Concepciones tan opuestas generan modelos de acción política diferentes de cuyo éxito y fracaso la historia dará cuenta en el futuro, pero lo que aquí nos trae es la reflexión de la debilidad de los sistemas democráticos para oponerse a sus depredadores ¿Cómo es posible que ante señales tan inequívocas de peligro inminente para la democracia, ésta apenas haya generado mecanismos de defensa? ¿A qué se debe que tratar de mantener facilidades para la acción parlamentaria convierta las instituciones de la representación en altavoces para sus defenestradores? ¿Quién es responsable de disponer de sistemas judiciales viciados por el sesgo del género del sexo y la pertenencia a clase? ¿Por qué la academia se inhibe de sus responsabilidades en la denuncia de lo no cierto, lo no demostrado y lo abiertamente falso?
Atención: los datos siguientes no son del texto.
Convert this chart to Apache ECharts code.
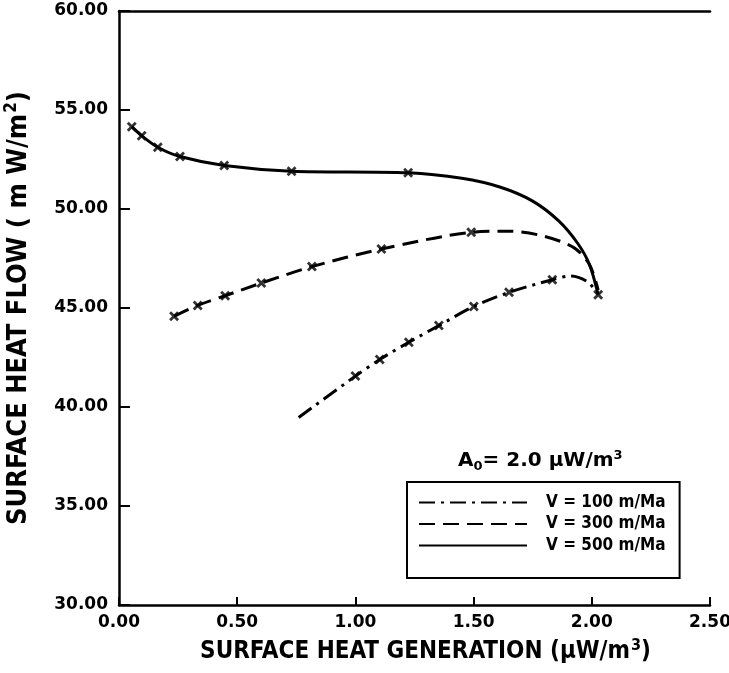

Las fundaciones en defensa de la palabra, de las Raes a las lingüísticas y de semántica mantienen un paradójico silencio, ¿no es responsabilidad suya defender la palabra cierta y combatir el uso perverso de las mismas?
Pero la verdad y la moralidad, el sustrato de la democracia, no se defiende solo desde las tribunas, también acerando las instituciones que a lo largo del tiempo han ido estructurando el sistema sobre el que se sostienen las propias democracias. ¿Cómo es posible que organizaciones de ayuda, asistencia y vigilancia con solera y años de ejercicio fructífero estén desapareciendo o ya lo hayan hecho en lugares tan diversos como Washington, Ancara o Valencia? Solo hay una explicación: esas instituciones tienen una apariencia de solvencia que se difumina al observarlas de cerca, por dentro. Los valores y las virtudes de la acción democrática se han quedado a las puertas de cientos de organizaciones erigidas para su defensa, no han penetrado en sus funcionamiento interno, no han generado más democracia. Por eso es tan fácil prescindir de ellas. Nombrar a un africano para presidir la Organización Mundial de la Salud o a una mujer para dirigir el Banco Mundial no convierte a estas organizaciones en más abiertas, plurales e inclusivas. Democratizar las instituciones para hacerlas fuertes y resistentes es la forma de blindar la Democracia.
Todo lo que no sea fortalecer la vida social a través de procesos que lleven de abajo arriba la ética y los procedimientos democráticos en cualquier situación degenera en tacticismo electoral, fichajes de invierno, una insoportable levedad.